En 1992 publiqué Fotos movidas, mi primera novela, en la editorial Grupo Editorial Latinoamericano, de Buenos Aires. Por entonces, yo vivía en Francia y no viajé a la Argentina para la salida del libro. Recién volví unos años después. Un día, con cierta curiosidad, se me ocurrió llamar al editor para saber si tenía algún dinero al cobro como regalías de las pocas decenas de ejemplares que había vendido. Entre tanto, César Aira me había contado acerca de la existencia de un librito de Bioy Casares, publicado también en GEL, en una edición limitada de trescientos ejemplares, fuera de comercio, para regalar entre amigos, llamado Unos días en Brasil. Por supuesto que leí varios de sus libros más importantes, pero en realidad Bioy nunca fue un autor importante para mí, no me interesa esa mezcla de racionalismo solapado con cierta llaneza en la escritura. Ni tampoco me atraía su imagen pública de dandy rodeado de dos genios, Borges y Silvina Ocampo. En todo caso, si algo me interesa de la obra de Bioy son algunos libros laterales, quizás hasta menores, como La otra aventura, donde reúne un conjunto de ensayos en la que la llaneza de su prosa, a la inversa que en las novelas, potencia el resultado. Por cierto, mi opinión cambió con su Borges, libro de una malicia increíble, lamentablemente ausente en el resto de obra. No tenemos aún palabras para definir la perversidad genial de ese texto, incluso en los momentos en que se vuelve tedioso o repetitivo. O tal vez por eso: por la genialidad de repetir una y otra vez la misma escena, hasta convertir a Borges en Bouvard y al propio Bioy en Pécuchet.

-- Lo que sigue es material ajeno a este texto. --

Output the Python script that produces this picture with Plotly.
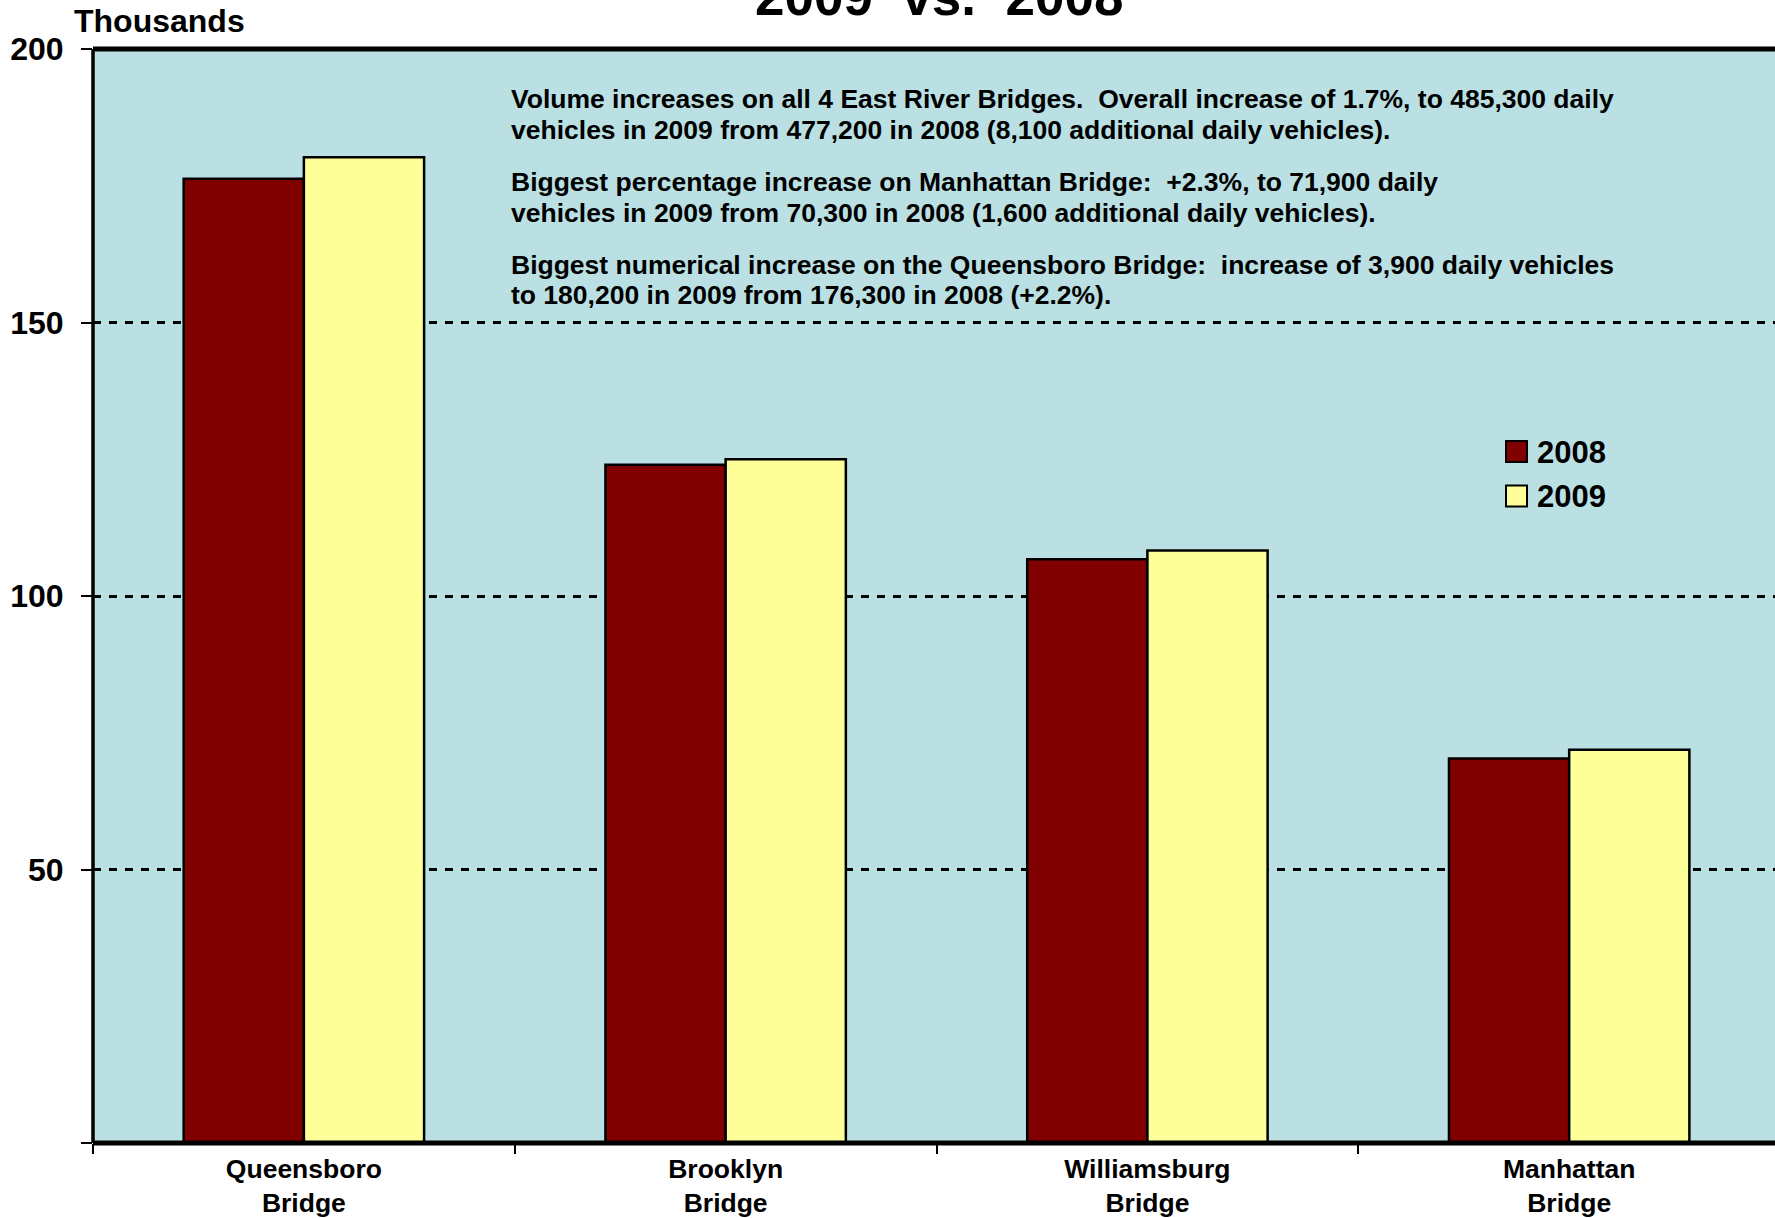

Pero, en cambio –fetichista como soy–, me interesaba tener un libro rarísimo, que casi nadie conocía en la ciudad. Así que me presenté en la editorial, y le dije al editor, algo intrépidamente, que en lugar de pagarme con dinero (que, con suerte, me alcanzaba para pagar una cena en un restaurante no muy caro) lo hiciera con el librito de Bioy. El editor dudó, pero finalmente aceptó (siempre supuse que no tendría un peso en el bolsillo y prefirió pagarme con el libro, o la inversa, que valoró mi desfachatez). El objeto, como casi todos los libros de GEL, era muy bello: de tamaño pequeño, impreso en una vieja imprenta con tipos de plomo, si se pasaba suavemente el dedo podía sentirse la rugosidad de las letras.
Luego, obviamente lo leí. Pero, como era de esperar, no me interesó. Es, disfrazado de aire erótico con gotas de exotismo brasilero, un texto de una moral anticuada. Lo que vuelve anticuado algo no es el paso del tiempo (¿hay alguna moral más moderna que la de Sade?), no hay progreso en la literatura: lo que vuelve un texto anticuado es el estado de la prosa. Y la prosa de Bioy toca siempre ese registro cristalizado. En fin, cierto es que luego de ese ataque fetichista, me olvidé por completo de librito, que pasó a ocupar un lugar más en mi biblioteca (esa semana, también conseguí muy barato en una librería de viejos, la primera edición de Los traidores, de Silvina Ocampo y J. R. Wilcock, en una edición de Losange de 1956, que quedó justo al lado).
Hasta que, años después, conocí a Michel Lafon –crítico francés especialista en Borges y Bioy–, de quien rápidamente me hice amigo. Su entusiasmo, su erudición y también la percepción de su sincero dolor ante la muerte de Bioy, hicieron que se me ocurriera regalarle mi ejemplar. Me parecía más justo que lo tuviera él y no yo. Es ese texto de Bioy, el que ahora publica la editorial La Compañía, acompañado con un hermoso ensayo del propio Lafon. Al recibir el libro, Michel tenía la alegría de un niño. Y yo, al regalar un libro inhallable de mi biblioteca personal, había cumplido mi buena acción del año, sino de mi vida. Siempre hay un beneficio secundario en estas cosas.